Aim: Word for word, quote all of the material, omitting the pictures.

Data:
..........
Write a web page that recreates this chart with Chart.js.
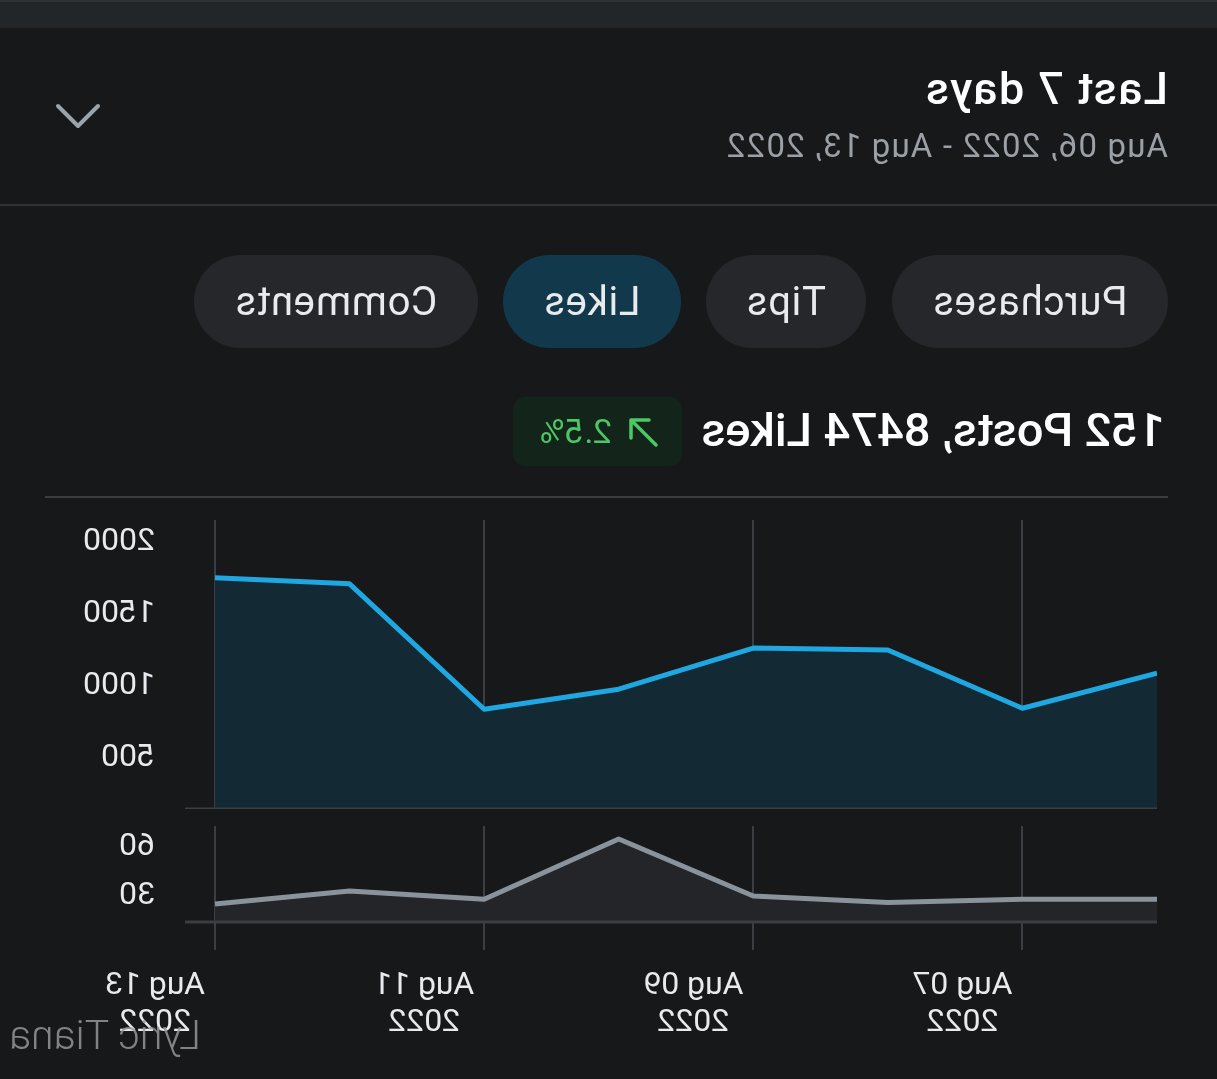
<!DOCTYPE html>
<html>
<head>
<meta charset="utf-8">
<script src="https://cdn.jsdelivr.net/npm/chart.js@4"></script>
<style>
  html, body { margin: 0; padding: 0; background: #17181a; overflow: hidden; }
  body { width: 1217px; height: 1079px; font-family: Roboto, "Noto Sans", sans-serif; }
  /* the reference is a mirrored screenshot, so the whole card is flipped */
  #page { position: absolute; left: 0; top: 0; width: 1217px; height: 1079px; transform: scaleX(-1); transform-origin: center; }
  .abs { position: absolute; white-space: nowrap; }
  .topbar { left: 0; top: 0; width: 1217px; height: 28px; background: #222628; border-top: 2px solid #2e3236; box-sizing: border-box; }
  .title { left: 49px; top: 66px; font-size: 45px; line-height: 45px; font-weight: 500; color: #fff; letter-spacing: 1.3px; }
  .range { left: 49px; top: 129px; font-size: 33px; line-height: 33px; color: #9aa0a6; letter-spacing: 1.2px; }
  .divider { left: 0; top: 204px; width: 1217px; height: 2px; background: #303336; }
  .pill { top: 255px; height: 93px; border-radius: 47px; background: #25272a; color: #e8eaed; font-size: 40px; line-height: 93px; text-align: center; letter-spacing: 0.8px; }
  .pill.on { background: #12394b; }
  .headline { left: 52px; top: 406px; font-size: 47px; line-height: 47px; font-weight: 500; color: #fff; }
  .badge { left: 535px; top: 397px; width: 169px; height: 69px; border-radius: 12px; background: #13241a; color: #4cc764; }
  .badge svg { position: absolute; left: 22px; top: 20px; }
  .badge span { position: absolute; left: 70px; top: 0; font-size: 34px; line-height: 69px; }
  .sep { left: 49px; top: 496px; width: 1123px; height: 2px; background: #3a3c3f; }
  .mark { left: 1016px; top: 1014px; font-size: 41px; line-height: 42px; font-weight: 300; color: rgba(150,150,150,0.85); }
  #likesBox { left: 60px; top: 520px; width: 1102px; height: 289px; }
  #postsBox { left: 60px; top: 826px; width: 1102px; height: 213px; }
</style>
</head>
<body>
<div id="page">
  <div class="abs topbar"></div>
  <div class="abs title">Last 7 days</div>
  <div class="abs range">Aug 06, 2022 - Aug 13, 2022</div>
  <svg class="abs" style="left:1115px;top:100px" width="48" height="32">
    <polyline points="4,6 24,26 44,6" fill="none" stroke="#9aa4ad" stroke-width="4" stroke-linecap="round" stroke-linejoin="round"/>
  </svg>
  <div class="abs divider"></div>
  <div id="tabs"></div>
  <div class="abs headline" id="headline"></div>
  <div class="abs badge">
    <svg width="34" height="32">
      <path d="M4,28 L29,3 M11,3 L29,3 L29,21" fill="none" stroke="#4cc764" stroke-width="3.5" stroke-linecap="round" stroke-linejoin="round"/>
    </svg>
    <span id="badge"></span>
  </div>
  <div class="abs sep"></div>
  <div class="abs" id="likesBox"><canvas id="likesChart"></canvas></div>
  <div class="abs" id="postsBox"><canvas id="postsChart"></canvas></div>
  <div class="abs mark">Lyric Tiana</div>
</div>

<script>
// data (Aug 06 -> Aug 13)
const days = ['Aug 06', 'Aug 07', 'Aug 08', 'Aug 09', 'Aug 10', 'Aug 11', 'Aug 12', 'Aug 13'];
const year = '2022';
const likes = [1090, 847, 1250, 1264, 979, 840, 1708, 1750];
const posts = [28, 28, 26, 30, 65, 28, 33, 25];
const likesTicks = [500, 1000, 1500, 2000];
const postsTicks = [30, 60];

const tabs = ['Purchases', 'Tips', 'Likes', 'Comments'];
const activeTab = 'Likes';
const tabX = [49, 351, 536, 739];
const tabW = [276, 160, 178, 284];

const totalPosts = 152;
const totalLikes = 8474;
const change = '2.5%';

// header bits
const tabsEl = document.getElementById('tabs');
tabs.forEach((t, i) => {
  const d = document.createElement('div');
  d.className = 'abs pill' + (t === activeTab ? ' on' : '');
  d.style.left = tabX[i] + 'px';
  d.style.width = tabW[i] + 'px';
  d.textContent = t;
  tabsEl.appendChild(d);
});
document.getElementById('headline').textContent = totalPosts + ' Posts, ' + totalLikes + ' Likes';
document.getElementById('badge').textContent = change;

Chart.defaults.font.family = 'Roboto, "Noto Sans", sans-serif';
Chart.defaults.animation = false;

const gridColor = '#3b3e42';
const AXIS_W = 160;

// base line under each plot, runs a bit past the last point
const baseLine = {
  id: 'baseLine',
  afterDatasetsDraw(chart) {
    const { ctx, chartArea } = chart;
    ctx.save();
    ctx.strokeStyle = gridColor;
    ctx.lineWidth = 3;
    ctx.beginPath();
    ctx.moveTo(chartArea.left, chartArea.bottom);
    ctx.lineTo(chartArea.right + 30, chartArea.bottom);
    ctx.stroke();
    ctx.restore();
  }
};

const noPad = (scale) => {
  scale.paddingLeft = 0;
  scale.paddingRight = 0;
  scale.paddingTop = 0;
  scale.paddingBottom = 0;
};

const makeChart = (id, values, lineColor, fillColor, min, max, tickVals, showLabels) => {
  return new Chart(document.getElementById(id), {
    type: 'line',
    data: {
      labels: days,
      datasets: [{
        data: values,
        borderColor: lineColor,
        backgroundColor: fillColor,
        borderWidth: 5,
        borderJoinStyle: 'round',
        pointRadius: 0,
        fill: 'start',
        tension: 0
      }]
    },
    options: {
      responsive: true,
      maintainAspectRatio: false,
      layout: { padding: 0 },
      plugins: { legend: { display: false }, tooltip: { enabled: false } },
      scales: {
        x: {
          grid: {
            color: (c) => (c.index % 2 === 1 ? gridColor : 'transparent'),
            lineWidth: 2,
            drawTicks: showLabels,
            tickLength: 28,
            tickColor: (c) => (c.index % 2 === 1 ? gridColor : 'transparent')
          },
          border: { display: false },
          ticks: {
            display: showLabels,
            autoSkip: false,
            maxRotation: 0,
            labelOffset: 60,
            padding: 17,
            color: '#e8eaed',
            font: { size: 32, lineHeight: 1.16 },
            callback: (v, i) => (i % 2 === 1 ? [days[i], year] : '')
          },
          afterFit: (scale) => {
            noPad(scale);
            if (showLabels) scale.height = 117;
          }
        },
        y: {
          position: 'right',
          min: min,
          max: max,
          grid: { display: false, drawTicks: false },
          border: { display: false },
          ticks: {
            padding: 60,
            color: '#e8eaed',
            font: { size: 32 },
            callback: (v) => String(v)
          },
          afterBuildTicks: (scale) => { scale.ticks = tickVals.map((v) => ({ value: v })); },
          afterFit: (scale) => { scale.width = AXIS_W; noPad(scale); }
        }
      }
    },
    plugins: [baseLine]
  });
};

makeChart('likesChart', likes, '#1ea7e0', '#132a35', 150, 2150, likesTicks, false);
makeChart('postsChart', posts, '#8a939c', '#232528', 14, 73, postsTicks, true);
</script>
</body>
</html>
..........
Response:
Write a web page that recreates this chart with Chart.js.
<!DOCTYPE html>
<html>
<head>
<meta charset="utf-8">
<script src="https://cdn.jsdelivr.net/npm/chart.js@4"></script>
<style>
  html, body { margin: 0; padding: 0; background: #17181a; overflow: hidden; }
  body { width: 1217px; height: 1079px; font-family: Roboto, "Noto Sans", sans-serif; }
  /* the reference is a mirrored screenshot, so the whole card is flipped */
  #page { position: absolute; left: 0; top: 0; width: 1217px; height: 1079px; transform: scaleX(-1); transform-origin: center; }
  .abs { position: absolute; white-space: nowrap; }
  .topbar { left: 0; top: 0; width: 1217px; height: 28px; background: #222628; border-top: 2px solid #2e3236; box-sizing: border-box; }
  .title { left: 49px; top: 66px; font-size: 45px; line-height: 45px; font-weight: 500; color: #fff; letter-spacing: 1.3px; }
  .range { left: 49px; top: 129px; font-size: 33px; line-height: 33px; color: #9aa0a6; letter-spacing: 1.2px; }
  .divider { left: 0; top: 204px; width: 1217px; height: 2px; background: #303336; }
  .pill { top: 255px; height: 93px; border-radius: 47px; background: #25272a; color: #e8eaed; font-size: 40px; line-height: 93px; text-align: center; letter-spacing: 0.8px; }
  .pill.on { background: #12394b; }
  .headline { left: 52px; top: 406px; font-size: 47px; line-height: 47px; font-weight: 500; color: #fff; }
  .badge { left: 535px; top: 397px; width: 169px; height: 69px; border-radius: 12px; background: #13241a; color: #4cc764; }
  .badge svg { position: absolute; left: 22px; top: 20px; }
  .badge span { position: absolute; left: 70px; top: 0; font-size: 34px; line-height: 69px; }
  .sep { left: 49px; top: 496px; width: 1123px; height: 2px; background: #3a3c3f; }
  .mark { left: 1016px; top: 1014px; font-size: 41px; line-height: 42px; font-weight: 300; color: rgba(150,150,150,0.85); }
  #likesBox { left: 60px; top: 520px; width: 1102px; height: 289px; }
  #postsBox { left: 60px; top: 826px; width: 1102px; height: 213px; }
</style>
</head>
<body>
<div id="page">
  <div class="abs topbar"></div>
  <div class="abs title">Last 7 days</div>
  <div class="abs range">Aug 06, 2022 - Aug 13, 2022</div>
  <svg class="abs" style="left:1115px;top:100px" width="48" height="32">
    <polyline points="4,6 24,26 44,6" fill="none" stroke="#9aa4ad" stroke-width="4" stroke-linecap="round" stroke-linejoin="round"/>
  </svg>
  <div class="abs divider"></div>
  <div id="tabs"></div>
  <div class="abs headline" id="headline"></div>
  <div class="abs badge">
    <svg width="34" height="32">
      <path d="M4,28 L29,3 M11,3 L29,3 L29,21" fill="none" stroke="#4cc764" stroke-width="3.5" stroke-linecap="round" stroke-linejoin="round"/>
    </svg>
    <span id="badge"></span>
  </div>
  <div class="abs sep"></div>
  <div class="abs" id="likesBox"><canvas id="likesChart"></canvas></div>
  <div class="abs" id="postsBox"><canvas id="postsChart"></canvas></div>
  <div class="abs mark">Lyric Tiana</div>
</div>

<script>
// data (Aug 06 -> Aug 13)
const days = ['Aug 06', 'Aug 07', 'Aug 08', 'Aug 09', 'Aug 10', 'Aug 11', 'Aug 12', 'Aug 13'];
const year = '2022';
const likes = [1090, 847, 1250, 1264, 979, 840, 1708, 1750];
const posts = [28, 28, 26, 30, 65, 28, 33, 25];
const likesTicks = [500, 1000, 1500, 2000];
const postsTicks = [30, 60];

const tabs = ['Purchases', 'Tips', 'Likes', 'Comments'];
const activeTab = 'Likes';
const tabX = [49, 351, 536, 739];
const tabW = [276, 160, 178, 284];

const totalPosts = 152;
const totalLikes = 8474;
const change = '2.5%';

// header bits
const tabsEl = document.getElementById('tabs');
tabs.forEach((t, i) => {
  const d = document.createElement('div');
  d.className = 'abs pill' + (t === activeTab ? ' on' : '');
  d.style.left = tabX[i] + 'px';
  d.style.width = tabW[i] + 'px';
  d.textContent = t;
  tabsEl.appendChild(d);
});
document.getElementById('headline').textContent = totalPosts + ' Posts, ' + totalLikes + ' Likes';
document.getElementById('badge').textContent = change;

Chart.defaults.font.family = 'Roboto, "Noto Sans", sans-serif';
Chart.defaults.animation = false;

const gridColor = '#3b3e42';
const AXIS_W = 160;

// base line under each plot, runs a bit past the last point
const baseLine = {
  id: 'baseLine',
  afterDatasetsDraw(chart) {
    const { ctx, chartArea } = chart;
    ctx.save();
    ctx.strokeStyle = gridColor;
    ctx.lineWidth = 3;
    ctx.beginPath();
    ctx.moveTo(chartArea.left, chartArea.bottom);
    ctx.lineTo(chartArea.right + 30, chartArea.bottom);
    ctx.stroke();
    ctx.restore();
  }
};

const noPad = (scale) => {
  scale.paddingLeft = 0;
  scale.paddingRight = 0;
  scale.paddingTop = 0;
  scale.paddingBottom = 0;
};

const makeChart = (id, values, lineColor, fillColor, min, max, tickVals, showLabels) => {
  return new Chart(document.getElementById(id), {
    type: 'line',
    data: {
      labels: days,
      datasets: [{
        data: values,
        borderColor: lineColor,
        backgroundColor: fillColor,
        borderWidth: 5,
        borderJoinStyle: 'round',
        pointRadius: 0,
        fill: 'start',
        tension: 0
      }]
    },
    options: {
      responsive: true,
      maintainAspectRatio: false,
      layout: { padding: 0 },
      plugins: { legend: { display: false }, tooltip: { enabled: false } },
      scales: {
        x: {
          grid: {
            color: (c) => (c.index % 2 === 1 ? gridColor : 'transparent'),
            lineWidth: 2,
            drawTicks: showLabels,
            tickLength: 28,
            tickColor: (c) => (c.index % 2 === 1 ? gridColor : 'transparent')
          },
          border: { display: false },
          ticks: {
            display: showLabels,
            autoSkip: false,
            maxRotation: 0,
            labelOffset: 60,
            padding: 17,
            color: '#e8eaed',
            font: { size: 32, lineHeight: 1.16 },
            callback: (v, i) => (i % 2 === 1 ? [days[i], year] : '')
          },
          afterFit: (scale) => {
            noPad(scale);
            if (showLabels) scale.height = 117;
          }
        },
        y: {
          position: 'right',
          min: min,
          max: max,
          grid: { display: false, drawTicks: false },
          border: { display: false },
          ticks: {
            padding: 60,
            color: '#e8eaed',
            font: { size: 32 },
            callback: (v) => String(v)
          },
          afterBuildTicks: (scale) => { scale.ticks = tickVals.map((v) => ({ value: v })); },
          afterFit: (scale) => { scale.width = AXIS_W; noPad(scale); }
        }
      }
    },
    plugins: [baseLine]
  });
};

makeChart('likesChart', likes, '#1ea7e0', '#132a35', 150, 2150, likesTicks, false);
makeChart('postsChart', posts, '#8a939c', '#232528', 14, 73, postsTicks, true);
</script>
</body>
</html>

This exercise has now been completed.